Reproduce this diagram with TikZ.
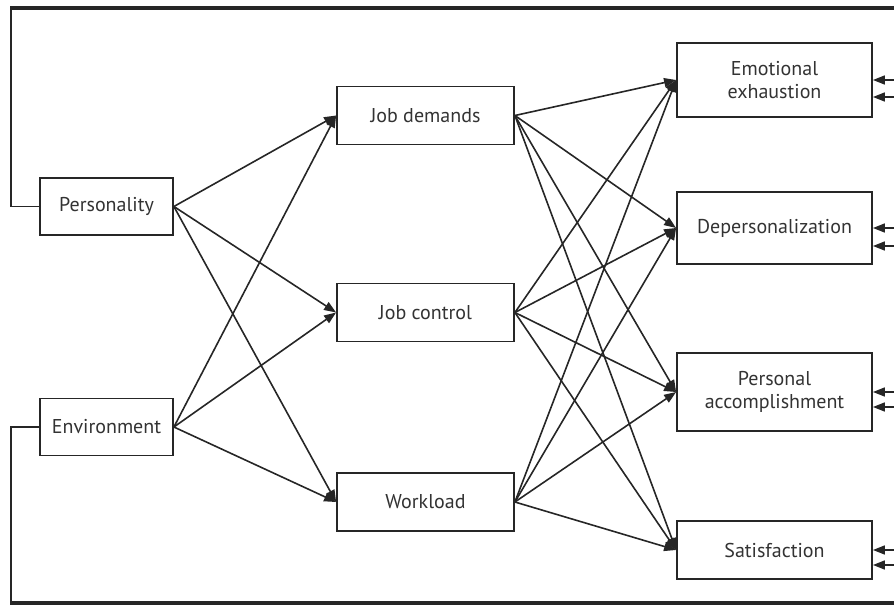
\documentclass[tikz,border=0pt]{standalone}
\usepackage{fontspec}
\setmainfont{PT Sans}
\usetikzlibrary{arrows.meta}
\begin{document}
\begin{tikzpicture}[x=1pt,y=-1pt,
  box/.style={draw=black!85, line width=1.8pt, fill=white, inner sep=0pt, align=center,
    font=\fontsize{20}{23}\selectfont, text=black!80},
  inbox/.style={box, minimum width=133pt, minimum height=57pt},
  midbox/.style={box, minimum width=177pt, minimum height=58pt},
  outbox/.style={box, minimum width=195pt},
  arr/.style={line width=1.6pt, draw=black!85, -{Triangle[length=12pt,width=9pt]}},
  fb/.style={line width=1.8pt, draw=black!85},
  fbthick/.style={line width=3.6pt, draw=black!85}]
\useasboundingbox (0,0) rectangle (894,608);

% input boxes
\node[inbox] (pers) at (106.5,206.5) {Personality};
\node[inbox] (env) at (106.5,427) {Environment};
% middle boxes
\node[midbox] (jd) at (425.5,115.5) {Job demands};
\node[midbox] (jc) at (425.5,312.5) {Job control};
\node[midbox] (wl) at (425.5,502) {Workload};
% output boxes
\node[outbox, minimum height=74pt] (ee) at (774.5,80) {Emotional\\exhaustion};
\node[outbox, minimum height=72pt] (dp) at (774.5,228) {Depersonalization};
\node[outbox, minimum height=78pt] (pa) at (774.5,392) {Personal\\accomplishment};
\node[outbox, minimum height=58pt] (sat) at (774.5,550) {Satisfaction};

% arrows left -> middle
\foreach \s in {pers,env}
  \foreach \t in {jd,jc,wl}
    \draw[arr] (\s.east) -- (\t.west);
% arrows middle -> right
\foreach \s in {jd,jc,wl}
  \foreach \t in {ee,dp,pa,sat}
    \draw[arr] (\s.east) -- (\t.west);

% short arrows from the right edge
\coordinate (ee1) at (894,80);  \coordinate (ee2) at (894,97);
\coordinate (dp1) at (894,228); \coordinate (dp2) at (894,246);
\coordinate (pa1) at (894,392); \coordinate (pa2) at (894,407);
\coordinate (sa1) at (894,550); \coordinate (sa2) at (894,565);
\draw[arr] (ee1) -- (ee1 -| ee.east);
\draw[arr] (ee2) -- (ee2 -| ee.east);
\draw[arr] (dp1) -- (dp1 -| dp.east);
\draw[arr] (dp2) -- (dp2 -| dp.east);
\draw[arr] (pa1) -- (pa1 -| pa.east);
\draw[arr] (pa2) -- (pa2 -| pa.east);
\draw[arr] (sa1) -- (sa1 -| sat.east);
\draw[arr] (sa2) -- (sa2 -| sat.east);

% feedback lines
\coordinate (tl) at (11,8);   \coordinate (tr) at (894,8);
\coordinate (bl) at (11,603); \coordinate (br) at (894,603);
\draw[fb] (pers.west) -| (tl);
\draw[fb] (env.west) -| (bl);
\draw[fbthick] ([xshift=-0.9pt]tl) -- (tr);
\draw[fbthick] ([xshift=-0.9pt]bl) -- (br);
\end{tikzpicture}
\end{document}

**GIVEN INSTRUCTION:**
Omit the pictures, and quote the material above exactly as given.

**FULL OUTPUT:**
Reproduce this diagram with TikZ.
\documentclass[tikz,border=0pt]{standalone}
\usepackage{fontspec}
\setmainfont{PT Sans}
\usetikzlibrary{arrows.meta}
\begin{document}
\begin{tikzpicture}[x=1pt,y=-1pt,
  box/.style={draw=black!85, line width=1.8pt, fill=white, inner sep=0pt, align=center,
    font=\fontsize{20}{23}\selectfont, text=black!80},
  inbox/.style={box, minimum width=133pt, minimum height=57pt},
  midbox/.style={box, minimum width=177pt, minimum height=58pt},
  outbox/.style={box, minimum width=195pt},
  arr/.style={line width=1.6pt, draw=black!85, -{Triangle[length=12pt,width=9pt]}},
  fb/.style={line width=1.8pt, draw=black!85},
  fbthick/.style={line width=3.6pt, draw=black!85}]
\useasboundingbox (0,0) rectangle (894,608);

% input boxes
\node[inbox] (pers) at (106.5,206.5) {Personality};
\node[inbox] (env) at (106.5,427) {Environment};
% middle boxes
\node[midbox] (jd) at (425.5,115.5) {Job demands};
\node[midbox] (jc) at (425.5,312.5) {Job control};
\node[midbox] (wl) at (425.5,502) {Workload};
% output boxes
\node[outbox, minimum height=74pt] (ee) at (774.5,80) {Emotional\\exhaustion};
\node[outbox, minimum height=72pt] (dp) at (774.5,228) {Depersonalization};
\node[outbox, minimum height=78pt] (pa) at (774.5,392) {Personal\\accomplishment};
\node[outbox, minimum height=58pt] (sat) at (774.5,550) {Satisfaction};

% arrows left -> middle
\foreach \s in {pers,env}
  \foreach \t in {jd,jc,wl}
    \draw[arr] (\s.east) -- (\t.west);
% arrows middle -> right
\foreach \s in {jd,jc,wl}
  \foreach \t in {ee,dp,pa,sat}
    \draw[arr] (\s.east) -- (\t.west);

% short arrows from the right edge
\coordinate (ee1) at (894,80);  \coordinate (ee2) at (894,97);
\coordinate (dp1) at (894,228); \coordinate (dp2) at (894,246);
\coordinate (pa1) at (894,392); \coordinate (pa2) at (894,407);
\coordinate (sa1) at (894,550); \coordinate (sa2) at (894,565);
\draw[arr] (ee1) -- (ee1 -| ee.east);
\draw[arr] (ee2) -- (ee2 -| ee.east);
\draw[arr] (dp1) -- (dp1 -| dp.east);
\draw[arr] (dp2) -- (dp2 -| dp.east);
\draw[arr] (pa1) -- (pa1 -| pa.east);
\draw[arr] (pa2) -- (pa2 -| pa.east);
\draw[arr] (sa1) -- (sa1 -| sat.east);
\draw[arr] (sa2) -- (sa2 -| sat.east);

% feedback lines
\coordinate (tl) at (11,8);   \coordinate (tr) at (894,8);
\coordinate (bl) at (11,603); \coordinate (br) at (894,603);
\draw[fb] (pers.west) -| (tl);
\draw[fb] (env.west) -| (bl);
\draw[fbthick] ([xshift=-0.9pt]tl) -- (tr);
\draw[fbthick] ([xshift=-0.9pt]bl) -- (br);
\end{tikzpicture}
\end{document}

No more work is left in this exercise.